La discussion du rapport occupa deux séances du comité des finances; un directeur du contentieux de la ferme, Féval, dévoué à ses anciens patrons, se présenta à deux reprises pour donner au comité tous les éclaircissemens nécessaires au nom des prisonniers : on refusa de l’entendre, et le président lui fit signifier d’avoir à se retirer sur-le-champ. La délibération du comité resta secrète ; Dupin, sollicité par les femmes de quelques-uns des détenus, répondit que tous obtiendraient leur mise en liberté sous peu de temps, alors qu’il se préparait à les faire tous traduire devant le tribunal révolutionnaire. Néanmoins, les angoisses étaient grandes ; c’était l’heure où Fouquier-Tinville envoyait à l’échafaud, sous prétexte de complicité avec l’étranger, les fondateurs de la république, Héraut de Séchelles, Danton, Camille Desmoulins, Westermann ; comment les financiers, haïs pour leurs fonctions, suspects par leur fortune et leurs titres nobiliaires, ne se seraient-ils pas sentis menacés ? Cependant tous ne désespéraient pas encore ; ils n’avaient commis aucun acte d’incivisme et, de plus, étant restés en dehors des luttes politiques, ils n’étaient compromis avec aucun des partis qui se disputaient le pouvoir. Lavoisier ne s’abandonna pas et prépara ses moyens de défense. Il demanda au bureau de consultation un certificat pour constater les services qu’il avait rendus à la science; une commission, composée de Coulomb, Servières et Halle, fit adopter son rapport, dont la rédaction paraît due à Halle, dans la séance du 4 floréal (23 avril), présidée par Lagrange. D’un autre côté, il invoquait l’appui des agens nationaux des poudres et salpêtres, Faucheux et Champy, qui essayèrent de l’arracher au tribunal en attestant qu’en qualité d’ancien régisseur des poudres, il était au nombre des citoyens désignés par un arrêté du comité du salut public comme devant être mis en réquisition pour la reddition de leurs comptes.
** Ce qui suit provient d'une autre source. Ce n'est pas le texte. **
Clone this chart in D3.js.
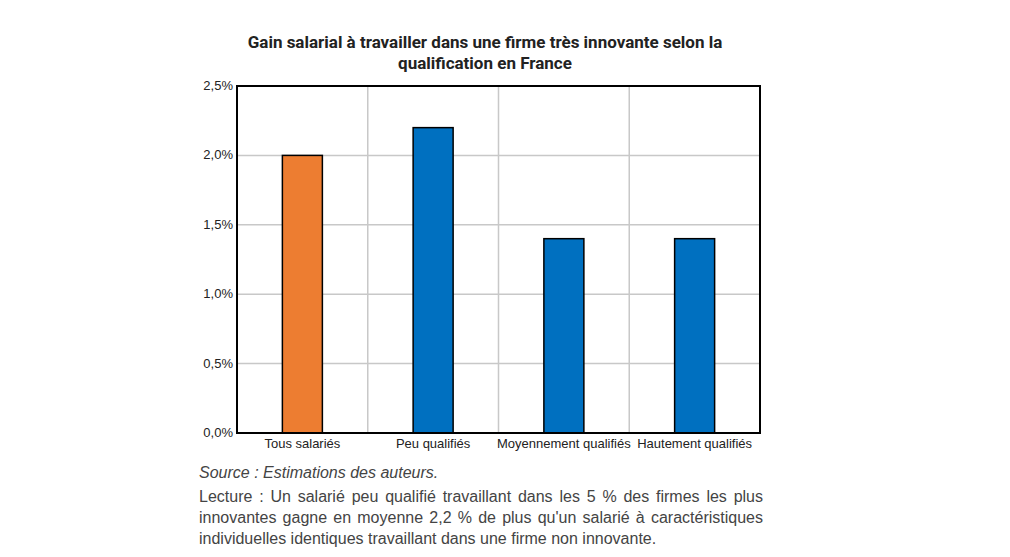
<!DOCTYPE html>
<html><head><meta charset="utf-8">
<script src="https://cdn.jsdelivr.net/npm/d3@7"></script>
<style>
body{margin:0;background:#fff;}
.cap{position:absolute;left:199px;width:564px;font-family:"Liberation Sans Narrow","Liberation Sans",Arial,sans-serif;font-size:16px;color:#444;line-height:21px;text-align:justify;}
</style></head><body>
<svg id="c" width="1010" height="470"></svg>
<div class="cap" style="top:462px;font-style:italic;">Source : Estimations des auteurs.</div>
<div class="cap" style="top:486px;">Lecture : Un salarié peu qualifié travaillant dans les 5 % des firmes les plus innovantes gagne en moyenne 2,2 % de plus qu'un salarié à caractéristiques individuelles identiques travaillant dans une firme non innovante.</div>
<script>
var categories = ["Tous salariés", "Peu qualifiés", "Moyennement qualifiés", "Hautement qualifiés"];
var values = [2.0, 2.2, 1.4, 1.4];
var colors = ["#ED7D31", "#0070C0", "#0070C0", "#0070C0"];
var yTicks = [0, 0.5, 1.0, 1.5, 2.0, 2.5];

var pLeft = 237, pRight = 760, pTop = 86, pBottom = 433;
var svg = d3.select("#c");
var font = '"Liberation Sans Narrow","Liberation Sans",Arial,sans-serif';

svg.append("text").attr("x", 485).attr("y", 48).attr("text-anchor", "middle")
  .style("font-family", "Roboto").style("font-weight", "bold").style("font-size", "17px").attr("fill", "#222")
  .text("Gain salarial à travailler dans une firme très innovante selon la");
svg.append("text").attr("x", 485).attr("y", 69).attr("text-anchor", "middle")
  .style("font-family", "Roboto").style("font-weight", "bold").style("font-size", "17px").attr("fill", "#222")
  .text("qualification en France");

var x = d3.scaleBand().domain(categories).range([pLeft, pRight]);
var y = d3.scaleLinear().domain([0, 2.5]).range([pBottom, pTop]);

svg.selectAll(".hg").data(yTicks).enter().append("line")
  .attr("x1", pLeft).attr("x2", pRight).attr("y1", d => y(d)).attr("y2", d => y(d))
  .attr("stroke", "#c8c8c8").attr("stroke-width", 1.5);
svg.selectAll(".vg").data(categories.slice(1)).enter().append("line")
  .attr("x1", d => x(d)).attr("x2", d => x(d)).attr("y1", pTop).attr("y2", pBottom)
  .attr("stroke", "#c8c8c8").attr("stroke-width", 1.5);

svg.selectAll(".bar").data(values).enter().append("rect")
  .attr("x", (d, i) => x(categories[i]) + x.bandwidth() / 2 - 20)
  .attr("width", 40)
  .attr("y", d => y(d)).attr("height", d => pBottom - y(d))
  .attr("fill", (d, i) => colors[i]).attr("stroke", "#000").attr("stroke-width", 1.5);

svg.append("rect").attr("x", pLeft).attr("y", pTop).attr("width", pRight - pLeft).attr("height", pBottom - pTop)
  .attr("fill", "none").attr("stroke", "#000").attr("stroke-width", 2);

svg.selectAll(".yl").data(yTicks).enter().append("text")
  .attr("x", 233).attr("y", d => y(d) + 4).attr("text-anchor", "end")
  .style("font-family", font).style("font-size", "13px").attr("fill", "#222")
  .text(d => d.toFixed(1).replace(".", ",") + "%");

svg.selectAll(".xl").data(categories).enter().append("text")
  .attr("x", d => x(d) + x.bandwidth() / 2).attr("y", 448).attr("text-anchor", "middle")
  .style("font-family", font).style("font-size", "13px").attr("fill", "#222")
  .text(d => d);
</script>
</body></html>
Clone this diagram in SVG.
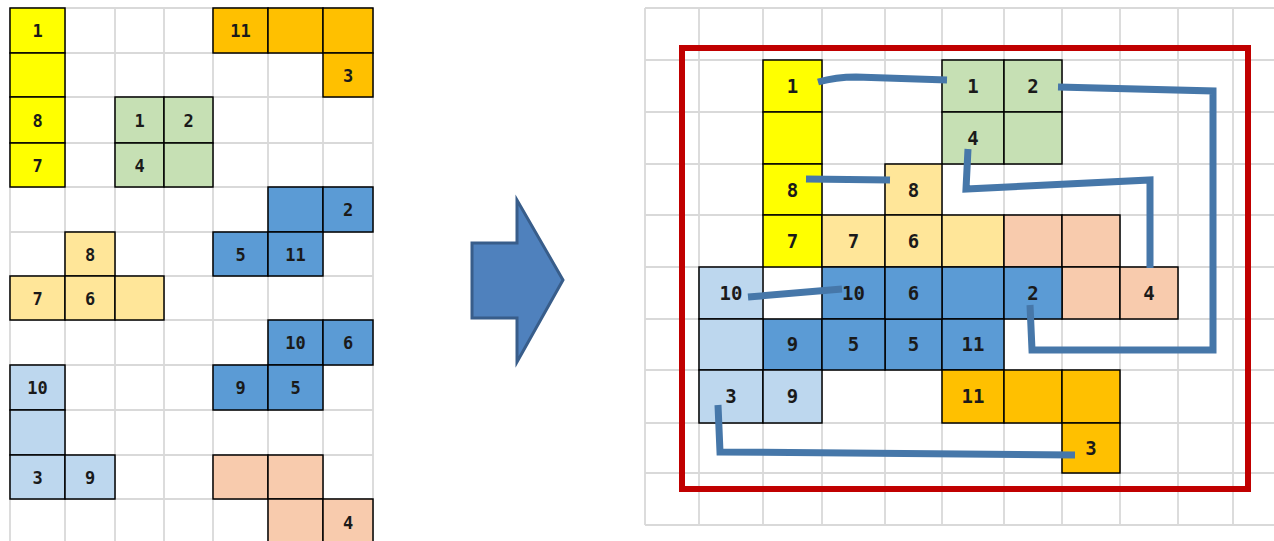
<svg xmlns="http://www.w3.org/2000/svg" width="1274" height="541" viewBox="0 0 1274 541">
<style>
.g{stroke:#d9d9d9;stroke-width:1.8;fill:none}
.c{stroke:#000;stroke-width:1.5}
.y{fill:#ffff00}.o{fill:#ffc000}.gr{fill:#c6e0b4}.b{fill:#5b9bd5}.ly{fill:#ffe699}.lb{fill:#bdd7ee}.p{fill:#f8cbad}
text{font-family:"DejaVu Sans Mono",monospace;font-weight:bold;fill:#1a1a1a;text-anchor:middle}
.tl{font-size:17px}.tr{font-size:19px}
.conn{stroke:#4677a9;stroke-width:7;fill:none;stroke-linejoin:miter}
</style>
<rect width="1274" height="541" fill="#fff"/>
<g id="left-grid" class="g">
<path d="M10,8V541M65,8V541M115,8V541M164,8V541M213,8V541M268,8V541M323,8V541M373,8V541"/>
<path d="M10,8H373M10,53H373M10,97H373M10,143H373M10,187H373M10,232H373M10,276H373M10,320H373M10,365H373M10,410H373M10,455H373M10,499H373"/>
</g>
<g id="right-grid" class="g">
<path d="M645,8V525M699,8V525M763,8V525M822,8V525M885,8V525M942,8V525M1004,8V525M1062,8V525M1120,8V525M1178,8V525M1233,8V525"/>
<path d="M645,8H1274M645,60H1274M645,112H1274M645,164H1274M645,215H1274M645,267H1274M645,319H1274M645,370H1274M645,423H1274M645,473H1274M645,525H1274"/>
</g>
<g id="L-yellow" class="tl">
<rect class="c y" x="10" y="8" width="55" height="45"/><rect class="c y" x="10" y="53" width="55" height="44"/><rect class="c y" x="10" y="97" width="55" height="46"/><rect class="c y" x="10" y="143" width="55" height="44"/>
<text x="37.5" y="36.5">1</text><text x="37.5" y="126.5">8</text><text x="37.5" y="171.5">7</text>
</g>
<g id="L-orange" class="tl">
<rect class="c o" x="213" y="8" width="55" height="45"/><rect class="c o" x="268" y="8" width="55" height="45"/><rect class="c o" x="323" y="8" width="50" height="45"/><rect class="c o" x="323" y="53" width="50" height="44"/>
<text x="240.5" y="36.5">11</text><text x="348" y="81.5">3</text>
</g>
<g id="L-green" class="tl">
<rect class="c gr" x="115" y="97" width="49" height="46"/><rect class="c gr" x="164" y="97" width="49" height="46"/><rect class="c gr" x="115" y="143" width="49" height="44"/><rect class="c gr" x="164" y="143" width="49" height="44"/>
<text x="139.5" y="126.5">1</text><text x="188.5" y="126.5">2</text><text x="139.5" y="171.5">4</text>
</g>
<g id="L-blueA" class="tl">
<rect class="c b" x="268" y="187" width="55" height="45"/><rect class="c b" x="323" y="187" width="50" height="45"/><rect class="c b" x="213" y="232" width="55" height="44"/><rect class="c b" x="268" y="232" width="55" height="44"/>
<text x="348" y="215.5">2</text><text x="240.5" y="260.5">5</text><text x="295.5" y="260.5">11</text>
</g>
<g id="L-lightyellow" class="tl">
<rect class="c ly" x="65" y="232" width="50" height="44"/><rect class="c ly" x="10" y="276" width="55" height="44"/><rect class="c ly" x="65" y="276" width="50" height="44"/><rect class="c ly" x="115" y="276" width="49" height="44"/>
<text x="90" y="260.5">8</text><text x="37.5" y="304.5">7</text><text x="90" y="304.5">6</text>
</g>
<g id="L-blueB" class="tl">
<rect class="c b" x="268" y="320" width="55" height="45"/><rect class="c b" x="323" y="320" width="50" height="45"/><rect class="c b" x="213" y="365" width="55" height="45"/><rect class="c b" x="268" y="365" width="55" height="45"/>
<text x="295.5" y="348.5">10</text><text x="348" y="348.5">6</text><text x="240.5" y="393.5">9</text><text x="295.5" y="393.5">5</text>
</g>
<g id="L-lightblue" class="tl">
<rect class="c lb" x="10" y="365" width="55" height="45"/><rect class="c lb" x="10" y="410" width="55" height="45"/><rect class="c lb" x="10" y="455" width="55" height="44"/><rect class="c lb" x="65" y="455" width="50" height="44"/>
<text x="37.5" y="393.5">10</text><text x="37.5" y="483.5">3</text><text x="90" y="483.5">9</text>
</g>
<g id="L-peach" class="tl">
<rect class="c p" x="213" y="455" width="55" height="44"/><rect class="c p" x="268" y="455" width="55" height="44"/><rect class="c p" x="268" y="499" width="55" height="45"/><rect class="c p" x="323" y="499" width="50" height="45"/>
<text x="348" y="528.5">4</text>
</g>
<g id="arrow">
<polygon points="472,243 517,243 517,200 563,280 517,362 517,318 472,318" fill="#4f81bd" stroke="#385d8a" stroke-width="3" stroke-linejoin="miter"/>
</g>
<g id="boundary">
<rect x="682" y="48" width="566" height="441" fill="none" stroke="#c00000" stroke-width="6"/>
</g>
<g id="R-yellow" class="tr">
<rect class="c y" x="763" y="60" width="59" height="52"/><rect class="c y" x="763" y="112" width="59" height="52"/><rect class="c y" x="763" y="164" width="59" height="51"/><rect class="c y" x="763" y="215" width="59" height="52"/>
<text x="792.5" y="92.5">1</text><text x="792.5" y="196.5">8</text><text x="792.5" y="247.5">7</text>
</g>
<g id="R-green" class="tr">
<rect class="c gr" x="942" y="60" width="62" height="52"/><rect class="c gr" x="1004" y="60" width="58" height="52"/><rect class="c gr" x="942" y="112" width="62" height="52"/><rect class="c gr" x="1004" y="112" width="58" height="52"/>
<text x="973" y="92.5">1</text><text x="1033" y="92.5">2</text><text x="973" y="144.5">4</text>
</g>
<g id="R-lightyellow" class="tr">
<rect class="c ly" x="885" y="164" width="57" height="51"/><rect class="c ly" x="822" y="215" width="63" height="52"/><rect class="c ly" x="885" y="215" width="57" height="52"/><rect class="c ly" x="942" y="215" width="62" height="52"/>
<text x="913.5" y="196.5">8</text><text x="853.5" y="247.5">7</text><text x="913.5" y="247.5">6</text>
</g>
<g id="R-peach" class="tr">
<rect class="c p" x="1004" y="215" width="58" height="52"/><rect class="c p" x="1062" y="215" width="58" height="52"/><rect class="c p" x="1062" y="267" width="58" height="52"/><rect class="c p" x="1120" y="267" width="58" height="52"/>
<text x="1149" y="299.5">4</text>
</g>
<g id="R-blueA" class="tr">
<rect class="c b" x="942" y="267" width="62" height="52"/><rect class="c b" x="1004" y="267" width="58" height="52"/><rect class="c b" x="885" y="319" width="57" height="51"/><rect class="c b" x="942" y="319" width="62" height="51"/>
<text x="1033" y="299.5">2</text><text x="913.5" y="350.5">5</text><text x="973" y="350.5">11</text>
</g>
<g id="R-blueB" class="tr">
<rect class="c b" x="822" y="267" width="63" height="52"/><rect class="c b" x="885" y="267" width="57" height="52"/><rect class="c b" x="763" y="319" width="59" height="51"/><rect class="c b" x="822" y="319" width="63" height="51"/>
<text x="853.5" y="299.5">10</text><text x="913.5" y="299.5">6</text><text x="792.5" y="350.5">9</text><text x="853.5" y="350.5">5</text>
</g>
<g id="R-lightblue" class="tr">
<rect class="c lb" x="699" y="267" width="64" height="52"/><rect class="c lb" x="699" y="319" width="64" height="51"/><rect class="c lb" x="699" y="370" width="64" height="53"/><rect class="c lb" x="763" y="370" width="59" height="53"/>
<text x="731" y="299.5">10</text><text x="731" y="402.5">3</text><text x="792.5" y="402.5">9</text>
</g>
<g id="R-orange" class="tr">
<rect class="c o" x="942" y="370" width="62" height="53"/><rect class="c o" x="1004" y="370" width="58" height="53"/><rect class="c o" x="1062" y="370" width="58" height="53"/><rect class="c o" x="1062" y="423" width="58" height="50"/>
<text x="973" y="402.5">11</text><text x="1091" y="454.5">3</text>
</g>
<g id="connectors" class="conn">
<path d="M818,82 Q836,77 856,77 L947,80"/>
<path d="M806,179 L890,180"/>
<path d="M1058,87 L1213,91 L1213,350 L1032,350 L1030,305"/>
<path d="M968,149 L966,189 L1150,180 L1150,268"/>
<path d="M748,297 L842,289"/>
<path d="M718,405 L720,452 L1075,455"/>
</g>
</svg>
Lavoisier s’adressa également à deux de ses anciens collègues de l’Académie, Cadet et Baume, le fougueux adversaire des nouvelles théories chimiques, qui pénétrèrent dans sa prison pour lui remettre un certificat constatant qu’il s’était toujours opposé au mouillage du tabac, ce dont ils avaient pu s’assurer pendant leur enquête officielle de 1774. Enfin il rédigea lui-même un bref exposé de sa carrière. Sous le titre de: Notice de ce que Lavoisier,

  1. Quatre-vingt-quinze financiers avaient participé aux baux de David, Salzard et Mager; quarante-cinq étaient morts au moment des poursuites. Les reviseurs avaient établi les reprises à faire contre eux ou leurs héritiers d’après le temps qu’ils avaient passé dans les fermes. Lavoisier était taxé à 1,204,345 livres 10 sols pour neuf ans neuf mois d’exercice comme titulaire, et à 470,000 livres pour le temps où il avait été adjoint du fermier-général Baudon.